* [TASK DETAILS] Pictures aside, write out every record exactly as it appears.

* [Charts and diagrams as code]
>> start
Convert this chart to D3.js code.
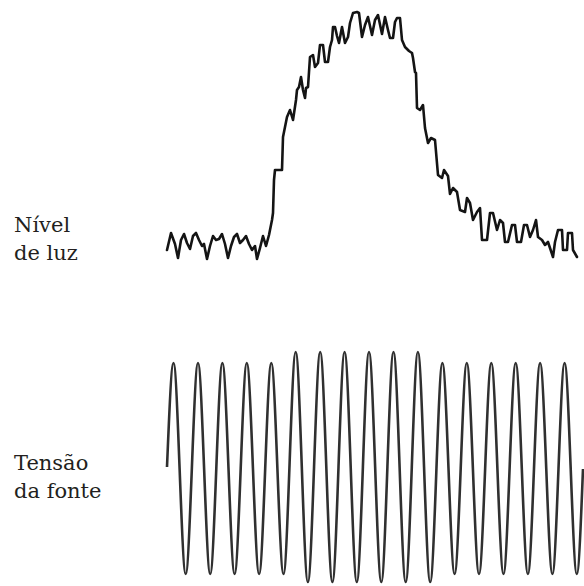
<!DOCTYPE html>
<html>
<head>
<meta charset="utf-8">
<script src="https://cdn.jsdelivr.net/npm/d3@7"></script>
<style>
  body { margin: 0; background: #fff; }
  text { font-family: "DejaVu Serif", serif; fill: #231f20; }
</style>
</head>
<body>
<div id="visualization"></div>
<script>
// time axis shared by both traces (arbitrary sample units)
var lightT = [0, 4, 8, 11, 14, 17, 20, 23, 26, 29, 32, 35, 37, 40, 43, 46, 49, 52, 55, 58,
  61, 64, 67, 70, 73, 76, 79, 82, 85, 88, 90, 93, 96, 99, 102, 105, 106, 107, 108, 115,
  116, 120, 123, 126, 129, 130, 132, 134, 136, 138, 139, 141, 143, 146, 148, 151, 153, 156, 158, 161,
  163, 165, 166, 168, 170, 172, 175, 178, 181, 183, 186, 190, 192, 195, 198, 201, 205, 208, 211, 215,
  218, 221, 223, 226, 228, 230, 233, 235, 238, 242, 245, 246, 248, 249, 250, 253, 256, 258, 261, 264,
  268, 271, 275, 277, 281, 283, 286, 290, 293, 298, 300, 303, 306, 310, 313, 315, 320, 323, 326, 330,
  333, 336, 338, 341, 345, 348, 350, 354, 357, 360, 363, 366, 369, 371, 375, 378, 381, 386, 388, 391,
  395, 396, 400, 401, 405, 406, 410];
var lightLevel = [12, 29, 18, 4, 22, 28, 19, 13, 26, 29, 22, 16, 18, 3, 16, 26, 22, 23, 28, 18,
  4, 16, 25, 28, 19, 22, 26, 18, 12, 16, 3, 14, 26, 16, 27, 42, 49, 82, 92, 92,
  125, 145, 152, 142, 162, 172, 175, 185, 172, 164, 174, 175, 205, 207, 195, 199, 217, 217, 200, 200,
  215, 222, 235, 235, 226, 219, 235, 219, 225, 239, 249, 250, 249, 225, 237, 245, 227, 242, 247, 228,
  245, 232, 224, 224, 240, 244, 244, 222, 215, 211, 209, 204, 190, 189, 154, 152, 157, 134, 119, 124,
  122, 87, 84, 92, 86, 68, 74, 70, 52, 50, 64, 59, 42, 50, 54, 22, 22, 49, 49, 32,
  42, 39, 20, 20, 37, 37, 20, 20, 37, 37, 25, 32, 42, 25, 22, 17, 20, 5, 20, 32,
  32, 12, 12, 29, 29, 12, 5];

// supply voltage: start, peaks/troughs, end
var voltT = [0, 6.5, 18.7, 31, 43.2, 55.4, 67.6, 79.8, 92.1, 104.3, 116.5, 128.7, 140.9, 153.2, 165.4,
  177.6, 189.8, 202, 214.3, 226.5, 238.7, 250.9, 263.2, 275.4, 287.6, 299.8, 312, 324.3, 336.5,
  348.7, 360.9, 373.1, 385.4, 397.6, 409.8, 416];
var voltValue = [1, 105, -106, 105, -106, 105, -106, 105, -106, 105, -106, 116, -114, 116, -114,
  116, -114, 116, -114, 116, -114, 116, -114, 105, -106, 105, -106, 105, -106,
  105, -106, 105, -106, 105, -106, -1];

var labels = [["Nível", "de luz"], ["Tensão", "da fonte"]];

var width = 584, height = 586;

var svg = d3.select("#visualization").append("svg")
    .attr("width", width)
    .attr("height", height)
    .style("display", "block");

svg.append("rect").attr("width", width).attr("height", height).attr("fill", "#fff");

var xScale = d3.scaleLinear().domain([0, 416]).range([167, 583]);
var yLight = d3.scaleLinear().domain([0, 250]).range([262, 12]);
var yVolt = d3.scaleLinear().domain([-120, 120]).range([588, 348]);

var lightData = lightT.map(function(t, i) { return {t: t, v: lightLevel[i]}; });
var voltData = voltT.map(function(t, i) { return {t: t, v: voltValue[i]}; });

var lightLine = d3.line()
    .x(function(d) { return xScale(d.t); })
    .y(function(d) { return yLight(d.v); });

var voltLine = d3.line()
    .x(function(d) { return xScale(d.t); })
    .y(function(d) { return yVolt(d.v); })
    .curve(d3.curveMonotoneX);

svg.append("path")
    .datum(lightData)
    .attr("d", lightLine)
    .attr("fill", "none")
    .attr("stroke", "#141414")
    .attr("stroke-width", 2.6)
    .attr("stroke-linejoin", "round")
    .attr("stroke-linecap", "round");

svg.append("path")
    .datum(voltData)
    .attr("d", voltLine)
    .attr("fill", "none")
    .attr("stroke", "#303030")
    .attr("stroke-width", 2.6);

// row labels
var labelY = [232, 470];
labels.forEach(function(lines, i) {
    var t = svg.append("text")
        .attr("x", 14)
        .attr("y", labelY[i])
        .attr("font-size", 21);
    lines.forEach(function(s, j) {
        t.append("tspan").attr("x", 14).attr("dy", j === 0 ? 0 : 28).text(s);
    });
});
</script>
</body>
</html>
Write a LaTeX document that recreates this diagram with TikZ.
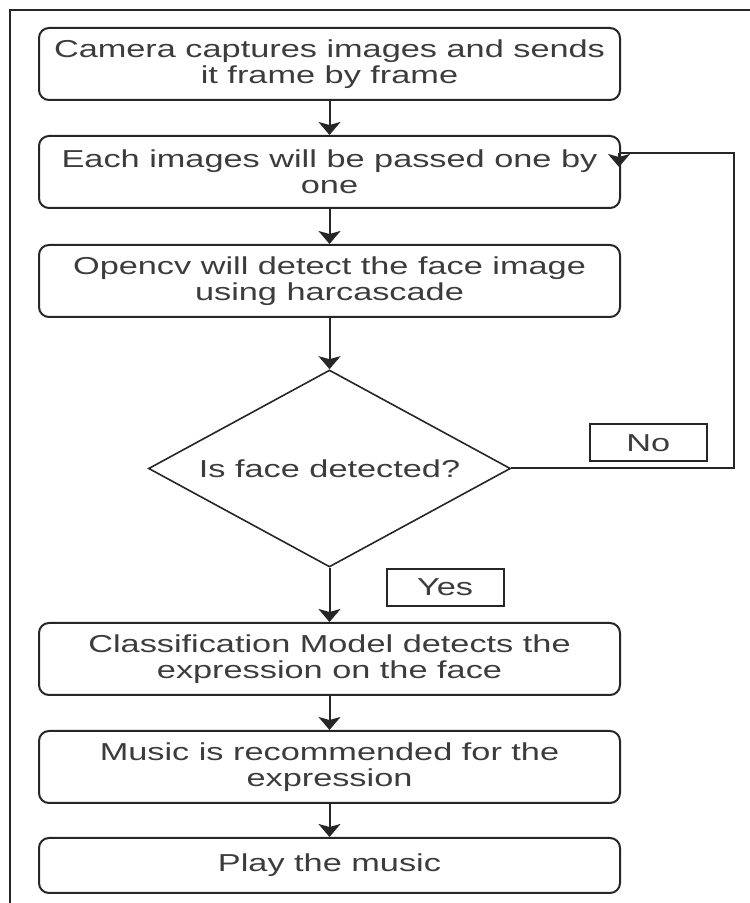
>> end
* [ANSWER FOR THE TASK]
Convert this chart to D3.js code.
<!DOCTYPE html>
<html>
<head>
<meta charset="utf-8">
<script src="https://cdn.jsdelivr.net/npm/d3@7"></script>
<style>
  body { margin: 0; background: #fff; }
  text { font-family: "DejaVu Serif", serif; fill: #231f20; }
</style>
</head>
<body>
<div id="visualization"></div>
<script>
// time axis shared by both traces (arbitrary sample units)
var lightT = [0, 4, 8, 11, 14, 17, 20, 23, 26, 29, 32, 35, 37, 40, 43, 46, 49, 52, 55, 58,
  61, 64, 67, 70, 73, 76, 79, 82, 85, 88, 90, 93, 96, 99, 102, 105, 106, 107, 108, 115,
  116, 120, 123, 126, 129, 130, 132, 134, 136, 138, 139, 141, 143, 146, 148, 151, 153, 156, 158, 161,
  163, 165, 166, 168, 170, 172, 175, 178, 181, 183, 186, 190, 192, 195, 198, 201, 205, 208, 211, 215,
  218, 221, 223, 226, 228, 230, 233, 235, 238, 242, 245, 246, 248, 249, 250, 253, 256, 258, 261, 264,
  268, 271, 275, 277, 281, 283, 286, 290, 293, 298, 300, 303, 306, 310, 313, 315, 320, 323, 326, 330,
  333, 336, 338, 341, 345, 348, 350, 354, 357, 360, 363, 366, 369, 371, 375, 378, 381, 386, 388, 391,
  395, 396, 400, 401, 405, 406, 410];
var lightLevel = [12, 29, 18, 4, 22, 28, 19, 13, 26, 29, 22, 16, 18, 3, 16, 26, 22, 23, 28, 18,
  4, 16, 25, 28, 19, 22, 26, 18, 12, 16, 3, 14, 26, 16, 27, 42, 49, 82, 92, 92,
  125, 145, 152, 142, 162, 172, 175, 185, 172, 164, 174, 175, 205, 207, 195, 199, 217, 217, 200, 200,
  215, 222, 235, 235, 226, 219, 235, 219, 225, 239, 249, 250, 249, 225, 237, 245, 227, 242, 247, 228,
  245, 232, 224, 224, 240, 244, 244, 222, 215, 211, 209, 204, 190, 189, 154, 152, 157, 134, 119, 124,
  122, 87, 84, 92, 86, 68, 74, 70, 52, 50, 64, 59, 42, 50, 54, 22, 22, 49, 49, 32,
  42, 39, 20, 20, 37, 37, 20, 20, 37, 37, 25, 32, 42, 25, 22, 17, 20, 5, 20, 32,
  32, 12, 12, 29, 29, 12, 5];

// supply voltage: start, peaks/troughs, end
var voltT = [0, 6.5, 18.7, 31, 43.2, 55.4, 67.6, 79.8, 92.1, 104.3, 116.5, 128.7, 140.9, 153.2, 165.4,
  177.6, 189.8, 202, 214.3, 226.5, 238.7, 250.9, 263.2, 275.4, 287.6, 299.8, 312, 324.3, 336.5,
  348.7, 360.9, 373.1, 385.4, 397.6, 409.8, 416];
var voltValue = [1, 105, -106, 105, -106, 105, -106, 105, -106, 105, -106, 116, -114, 116, -114,
  116, -114, 116, -114, 116, -114, 116, -114, 105, -106, 105, -106, 105, -106,
  105, -106, 105, -106, 105, -106, -1];

var labels = [["Nível", "de luz"], ["Tensão", "da fonte"]];

var width = 584, height = 586;

var svg = d3.select("#visualization").append("svg")
    .attr("width", width)
    .attr("height", height)
    .style("display", "block");

svg.append("rect").attr("width", width).attr("height", height).attr("fill", "#fff");

var xScale = d3.scaleLinear().domain([0, 416]).range([167, 583]);
var yLight = d3.scaleLinear().domain([0, 250]).range([262, 12]);
var yVolt = d3.scaleLinear().domain([-120, 120]).range([588, 348]);

var lightData = lightT.map(function(t, i) { return {t: t, v: lightLevel[i]}; });
var voltData = voltT.map(function(t, i) { return {t: t, v: voltValue[i]}; });

var lightLine = d3.line()
    .x(function(d) { return xScale(d.t); })
    .y(function(d) { return yLight(d.v); });

var voltLine = d3.line()
    .x(function(d) { return xScale(d.t); })
    .y(function(d) { return yVolt(d.v); })
    .curve(d3.curveMonotoneX);

svg.append("path")
    .datum(lightData)
    .attr("d", lightLine)
    .attr("fill", "none")
    .attr("stroke", "#141414")
    .attr("stroke-width", 2.6)
    .attr("stroke-linejoin", "round")
    .attr("stroke-linecap", "round");

svg.append("path")
    .datum(voltData)
    .attr("d", voltLine)
    .attr("fill", "none")
    .attr("stroke", "#303030")
    .attr("stroke-width", 2.6);

// row labels
var labelY = [232, 470];
labels.forEach(function(lines, i) {
    var t = svg.append("text")
        .attr("x", 14)
        .attr("y", labelY[i])
        .attr("font-size", 21);
    lines.forEach(function(s, j) {
        t.append("tspan").attr("x", 14).attr("dy", j === 0 ? 0 : 28).text(s);
    });
});
</script>
</body>
</html>
Write a LaTeX document that recreates this diagram with TikZ.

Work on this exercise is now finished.